First-year business administration student Patricia Vernet plans on saving most of her check. “I want to spend it right this time,” Vernet said. “I will use it more for necessities than wants”.
In addition to the aspirations of some Rattlers to treat themselves and save some of their net check, students are also thinking about their household expenses. Several students include rent, car payments and other expenses in their net check budget.
Anthony Clarke, a fourth-year accounting student from Nassau, Bahamas, said he learned from past mistakes.
“I got net checks before and did what I wanted to do with it and suffered,” said Clarke, who plans on paying off past debts he accrued since being in college. “This semester I’m going to take it and do what I’m supposed to do with it.”
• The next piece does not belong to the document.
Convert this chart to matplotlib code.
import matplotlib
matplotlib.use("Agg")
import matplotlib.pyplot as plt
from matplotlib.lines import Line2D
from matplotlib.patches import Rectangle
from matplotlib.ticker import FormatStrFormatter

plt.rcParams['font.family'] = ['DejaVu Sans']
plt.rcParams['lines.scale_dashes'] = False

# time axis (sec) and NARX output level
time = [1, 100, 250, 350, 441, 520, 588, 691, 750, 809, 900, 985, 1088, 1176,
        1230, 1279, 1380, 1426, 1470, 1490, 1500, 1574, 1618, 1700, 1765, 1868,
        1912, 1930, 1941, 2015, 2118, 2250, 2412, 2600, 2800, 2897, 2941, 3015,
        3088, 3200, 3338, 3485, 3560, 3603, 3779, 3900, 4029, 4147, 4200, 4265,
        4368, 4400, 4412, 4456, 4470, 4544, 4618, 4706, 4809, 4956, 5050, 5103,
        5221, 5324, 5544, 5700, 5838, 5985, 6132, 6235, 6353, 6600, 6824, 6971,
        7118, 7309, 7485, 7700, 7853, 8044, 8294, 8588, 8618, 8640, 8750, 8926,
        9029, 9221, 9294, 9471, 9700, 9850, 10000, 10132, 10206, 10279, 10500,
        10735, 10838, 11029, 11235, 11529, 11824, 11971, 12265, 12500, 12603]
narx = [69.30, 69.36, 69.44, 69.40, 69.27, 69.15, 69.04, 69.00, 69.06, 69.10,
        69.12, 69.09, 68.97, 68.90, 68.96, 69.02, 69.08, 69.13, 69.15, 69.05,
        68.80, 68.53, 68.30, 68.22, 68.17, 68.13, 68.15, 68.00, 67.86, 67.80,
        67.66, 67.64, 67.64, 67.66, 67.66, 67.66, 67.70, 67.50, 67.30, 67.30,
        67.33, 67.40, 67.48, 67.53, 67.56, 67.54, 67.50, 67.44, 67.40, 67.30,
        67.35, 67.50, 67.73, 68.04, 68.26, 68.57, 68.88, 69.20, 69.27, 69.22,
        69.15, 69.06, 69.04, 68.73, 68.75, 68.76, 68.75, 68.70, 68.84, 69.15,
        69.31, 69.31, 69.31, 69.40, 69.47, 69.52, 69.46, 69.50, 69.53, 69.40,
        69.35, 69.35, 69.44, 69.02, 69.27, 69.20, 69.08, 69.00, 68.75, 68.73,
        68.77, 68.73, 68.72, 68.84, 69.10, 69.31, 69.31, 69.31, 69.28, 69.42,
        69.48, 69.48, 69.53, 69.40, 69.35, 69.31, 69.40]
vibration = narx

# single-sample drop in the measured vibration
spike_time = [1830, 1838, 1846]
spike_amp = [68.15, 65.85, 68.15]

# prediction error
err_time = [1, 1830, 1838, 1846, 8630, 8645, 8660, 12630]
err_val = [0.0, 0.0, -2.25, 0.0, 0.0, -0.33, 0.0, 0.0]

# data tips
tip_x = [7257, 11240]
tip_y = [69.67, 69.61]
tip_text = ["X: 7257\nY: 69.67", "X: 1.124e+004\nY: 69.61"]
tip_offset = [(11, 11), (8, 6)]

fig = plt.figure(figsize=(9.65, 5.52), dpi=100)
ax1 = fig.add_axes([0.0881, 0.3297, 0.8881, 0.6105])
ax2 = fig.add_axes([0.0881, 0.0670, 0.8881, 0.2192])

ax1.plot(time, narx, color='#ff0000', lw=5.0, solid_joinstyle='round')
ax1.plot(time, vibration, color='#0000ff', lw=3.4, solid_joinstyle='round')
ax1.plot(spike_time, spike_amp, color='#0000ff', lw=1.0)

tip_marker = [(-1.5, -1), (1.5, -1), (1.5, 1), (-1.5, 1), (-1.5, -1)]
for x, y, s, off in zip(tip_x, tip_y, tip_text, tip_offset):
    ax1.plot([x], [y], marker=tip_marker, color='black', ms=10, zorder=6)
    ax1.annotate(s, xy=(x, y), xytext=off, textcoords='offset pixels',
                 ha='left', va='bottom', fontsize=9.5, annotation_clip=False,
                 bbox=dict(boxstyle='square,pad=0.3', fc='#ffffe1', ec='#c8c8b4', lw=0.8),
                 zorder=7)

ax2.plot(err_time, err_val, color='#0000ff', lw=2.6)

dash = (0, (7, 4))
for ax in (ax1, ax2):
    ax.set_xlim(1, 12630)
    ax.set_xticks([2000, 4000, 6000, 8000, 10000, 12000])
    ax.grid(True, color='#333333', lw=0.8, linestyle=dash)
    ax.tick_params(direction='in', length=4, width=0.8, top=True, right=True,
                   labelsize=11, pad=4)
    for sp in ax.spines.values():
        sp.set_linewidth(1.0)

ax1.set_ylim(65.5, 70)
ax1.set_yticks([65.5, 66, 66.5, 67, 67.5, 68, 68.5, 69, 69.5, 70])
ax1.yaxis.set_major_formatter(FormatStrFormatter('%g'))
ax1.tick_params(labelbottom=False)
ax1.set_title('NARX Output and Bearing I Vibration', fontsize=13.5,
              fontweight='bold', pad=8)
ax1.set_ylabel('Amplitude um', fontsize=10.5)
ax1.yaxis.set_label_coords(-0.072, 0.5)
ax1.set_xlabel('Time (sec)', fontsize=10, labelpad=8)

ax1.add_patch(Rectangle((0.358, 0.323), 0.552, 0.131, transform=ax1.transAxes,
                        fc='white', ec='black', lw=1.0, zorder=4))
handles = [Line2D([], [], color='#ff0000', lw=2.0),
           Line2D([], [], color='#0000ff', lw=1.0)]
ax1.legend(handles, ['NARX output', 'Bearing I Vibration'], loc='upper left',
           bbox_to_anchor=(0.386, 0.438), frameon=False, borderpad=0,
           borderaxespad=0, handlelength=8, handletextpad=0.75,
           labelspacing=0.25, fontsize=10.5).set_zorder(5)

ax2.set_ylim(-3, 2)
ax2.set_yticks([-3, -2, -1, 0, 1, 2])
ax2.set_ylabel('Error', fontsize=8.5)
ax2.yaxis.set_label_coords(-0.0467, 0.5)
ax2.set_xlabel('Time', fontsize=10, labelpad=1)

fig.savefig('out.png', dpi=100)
Dominique Johnson, 21, an accounting student from Jacksonville, said paying household bills ranks high on her list of net check expenses. She also has educational goals for the extra cash.
“I’m going to pay off student loans and buy some of my books with the check,” Johnson said.
Some students use their net check for its intended purposes of covering the cost of living while in college, while others choose to spend their money more frivolously.
Gregg Bishop, a FAMU alumnus, said he remembers hearing stories of how students squandered their finances by buying clothes and flat screen televisions.
“Students need to realize that their net check is not free money,” Bishop said. “To spend your money frivolously says a lot about our generation.”
Loudeline Francois, a fourth-year political science student said she wants her check to last for some time after she receives it. Francois said that like other students, she intends to pay her rent for the duration of the semester and pay off credit card bills.
“I’m not planning to get a job until October,” Francois said. ” My net check has to maintain me at least until then, and hopefully it lasts for about a month and a half after I cash it.”